The case for practising careful data management often centres around cost controls, productivity gains, efficiency efforts, and strategic opportunities. All of those are real and significant advantages for companies who choose to make data management a priority. They are just not all the advantages.

One of the most frequently overlooked improvements that follow from data management pertains to employee safety and happiness. We don’t often link data with workplace hazards or team morale, but the connection runs deep. Here are a few ways that data management leads to a more welcoming place to work:

Optimize the Work of HR

Data management is about making better use of more data. That applies to every department and workflow, including human resources (HR). Relying on data-driven processes allows employers to find candidates who fit better with company culture, to track and manage employee engagement, and to anticipate and correct issues that compromise morale. Overall, data management makes it easier for HR to understand what employees want and put positive, proactive changes into place.

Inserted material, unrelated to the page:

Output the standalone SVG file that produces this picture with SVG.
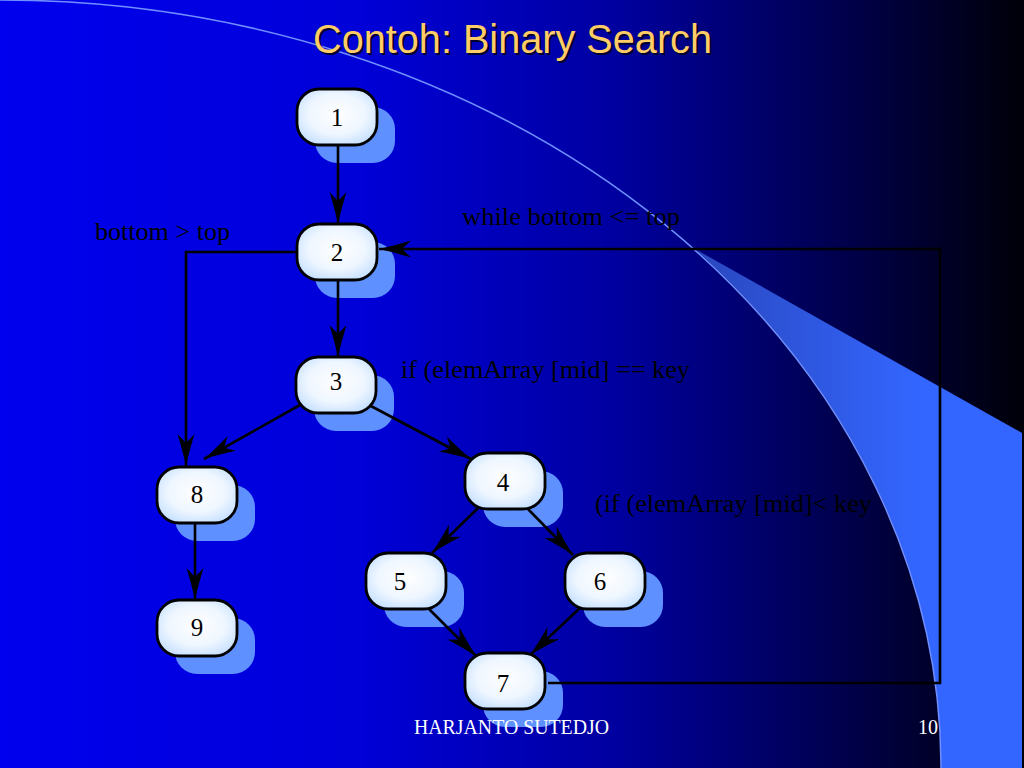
<svg xmlns="http://www.w3.org/2000/svg" width="1024" height="768" viewBox="0 0 1024 768">
<defs>
<linearGradient id="bg" x1="0" y1="0" x2="1024" y2="0" gradientUnits="userSpaceOnUse">
<stop offset="0" stop-color="#0000ee"/>
<stop offset="0.35" stop-color="#0000d8"/>
<stop offset="0.6" stop-color="#0000a0"/>
<stop offset="0.8" stop-color="#000055"/>
<stop offset="1" stop-color="#000008"/>
</linearGradient>
<linearGradient id="wedge" x1="700" y1="0" x2="920" y2="0" gradientUnits="userSpaceOnUse">
<stop offset="0" stop-color="#2a48c0"/>
<stop offset="1" stop-color="#3366ff"/>
</linearGradient>
<radialGradient id="nodefill" cx="50%" cy="45%" r="60%">
<stop offset="0" stop-color="#ffffff"/>
<stop offset="0.6" stop-color="#eef6ff"/>
<stop offset="1" stop-color="#c6e0ff"/>
</radialGradient>
<marker id="arr" viewBox="-34 -10 36 20" refX="0" refY="0" markerWidth="36" markerHeight="20" markerUnits="userSpaceOnUse" orient="auto">
<path d="M0,0 Q-14,-3 -32,-8.5 L-23,0 L-32,8.5 Q-14,3 0,0 Z" fill="#000"/>
</marker>
</defs>
<style>
.shadow{fill:#5f90ff}
.node rect{fill:url(#nodefill);stroke:#000;stroke-width:2.8}
.node text{font-family:"Liberation Serif","Times New Roman",serif;font-size:25px;fill:#000;text-anchor:middle}
.edge{fill:none;stroke:#000;stroke-width:2.6;marker-end:url(#arr)}
.lbl{font-family:"Liberation Serif","Times New Roman",serif;font-size:25px;fill:#000}
.foot{font-family:"Liberation Serif","Times New Roman",serif;font-size:20px;fill:#fff}
</style>
<rect x="0" y="0" width="1024" height="768" fill="url(#bg)"/>
<path d="M695,249 L1022,433 L1022,768 L941,768 A941,768 0 0,0 695,249 Z" fill="url(#wedge)"/>
<path d="M0,0 A941,768 0 0,1 941,768" fill="none" stroke="#6f8fff" stroke-width="1.5"/>
<g id="title">
<text x="315" y="55" font-family="'Liberation Sans',Arial,sans-serif" font-size="40" fill="#000030" textLength="399" lengthAdjust="spacingAndGlyphs">Contoh: Binary Search</text>
<text x="313" y="53" font-family="'Liberation Sans',Arial,sans-serif" font-size="40" fill="#ffcc66" textLength="399" lengthAdjust="spacingAndGlyphs">Contoh: Binary Search</text>
</g>
<g id="shadows">
<rect class="shadow" x="315" y="107" width="80" height="56" rx="22"/>
<rect class="shadow" x="315" y="242" width="80" height="56" rx="22"/>
<rect class="shadow" x="314" y="375" width="80" height="56" rx="22"/>
<rect class="shadow" x="175" y="485" width="80" height="56" rx="22"/>
<rect class="shadow" x="175" y="618" width="80" height="56" rx="22"/>
<rect class="shadow" x="483" y="471" width="80" height="56" rx="22"/>
<rect class="shadow" x="384" y="571" width="80" height="56" rx="22"/>
<rect class="shadow" x="583" y="571" width="80" height="56" rx="22"/>
<rect class="shadow" x="483" y="671" width="80" height="56" rx="22"/>
</g>
<g id="connectors">
<path class="edge" d="M338,145 L338,224"/>
<path class="edge" d="M338,279 L338,357"/>
<path class="edge" d="M297,252 L186,252 L186,466"/>
<path class="edge" d="M300,405 L204,459"/>
<path class="edge" d="M369,405 L471,459"/>
<path class="edge" d="M478,508 L432,553"/>
<path class="edge" d="M527,508 L573,555"/>
<path class="edge" d="M428,608 L476,656"/>
<path class="edge" d="M581,607 L530,655"/>
<path class="edge" d="M195,522 L195,600"/>
<path class="edge" d="M548,683 L940,683 L940,249 L379,249"/>
</g>
<g id="node1" class="node"><rect x="297" y="89" width="80" height="56" rx="22"/><text x="337" y="126">1</text></g>
<g id="node2" class="node"><rect x="297" y="224" width="80" height="56" rx="22"/><text x="337" y="261">2</text></g>
<g id="node3" class="node"><rect x="296" y="357" width="80" height="56" rx="22"/><text x="336" y="390">3</text></g>
<g id="node8" class="node"><rect x="157" y="467" width="80" height="56" rx="22"/><text x="197" y="503">8</text></g>
<g id="node9" class="node"><rect x="157" y="600" width="80" height="56" rx="22"/><text x="197" y="636">9</text></g>
<g id="node4" class="node"><rect x="465" y="453" width="80" height="56" rx="22"/><text x="503" y="491">4</text></g>
<g id="node5" class="node"><rect x="366" y="553" width="80" height="56" rx="22"/><text x="400" y="590">5</text></g>
<g id="node6" class="node"><rect x="565" y="553" width="80" height="56" rx="22"/><text x="600" y="590">6</text></g>
<g id="node7" class="node"><rect x="465" y="653" width="80" height="56" rx="22"/><text x="503" y="692">7</text></g>
<g id="labels">
<text class="lbl" x="95" y="240" textLength="135" lengthAdjust="spacingAndGlyphs">bottom &gt; top</text>
<text class="lbl" x="462" y="225" textLength="218" lengthAdjust="spacingAndGlyphs">while bottom &lt;= top</text>
<text class="lbl" x="401" y="378" textLength="289" lengthAdjust="spacingAndGlyphs">if (elemArray [mid] == key</text>
<text class="lbl" x="595" y="512" textLength="277" lengthAdjust="spacingAndGlyphs">(if (elemArray [mid]&lt; key</text>
</g>
<g id="footer">
<text class="foot" x="414" y="734" textLength="195" lengthAdjust="spacingAndGlyphs">HARJANTO SUTEDJO</text>
<text class="foot" x="918" y="734">10</text>
</g>
</svg>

Identify Workplace Risks and Hazards

Much has been made of the ability of ERP products and other data management tools to perfect processes. That helps those processes to increase output and ensure quality, but it also helps them to run more safely. By tracking, storing, and analyzing data from complex workflows and connected devices, managers are able to spot risks and hazards that could compromise safety. A committed approach carried out over time leads directly to a safer workplace.

Reference New Metrics

There are a number of metrics that indicate how engaged a workforce is or how well team members are communicating and collaborating. These might include a measure of the number of documents that are shared internally or the number of sick days that staff take. Data management allows companies to focus on these types of metrics and incorporate them into their long-term strategy. By taking a broader and deeper look at data, companies are able to improve their culture, their recruiting strategy, and their public image.

Relieve Stress and Strain

The average employee spends a huge part of the work day simply shuffling around information, making routine updates, and tracking down facts and figure. Said differently, they spend all their time on data management. But once there are features and functions in place that handle a larger volume of this work, employees are free to focus on more meaningful responsibilities. They can brainstorm innovative ideas, collaborate in constructive ways, and draw on the full extent of their education, experience, and expertise. Talented professionals are naturally more comfortable in an environment that prizes their skills instead of treating them like clerks.

Make Safety Systematic

Workplace safety efforts often fail because they cast a wide net but don’t cover every conceivable area. All it takes is one oversight to lead to a catastrophic workplace incident. The goal of data management is to ensure everyone has instant access to the accurate, up-to-date information they need. And when that capability is applied to a workplace safety strategy it leads to efforts that are more careful and comprehensive. Safety managers have the means to distribute policies and plans throughout an organization. Then they can track that those plans are working as intended. Again, this leads to a steadily safer workplace over time.

As you begin to consider the opportunity costs of data management, don’t overlook or underestimate the improvement to workplace safety and happiness. Even the employees who have little or no direct connection to data are better served when you start taking data seriously.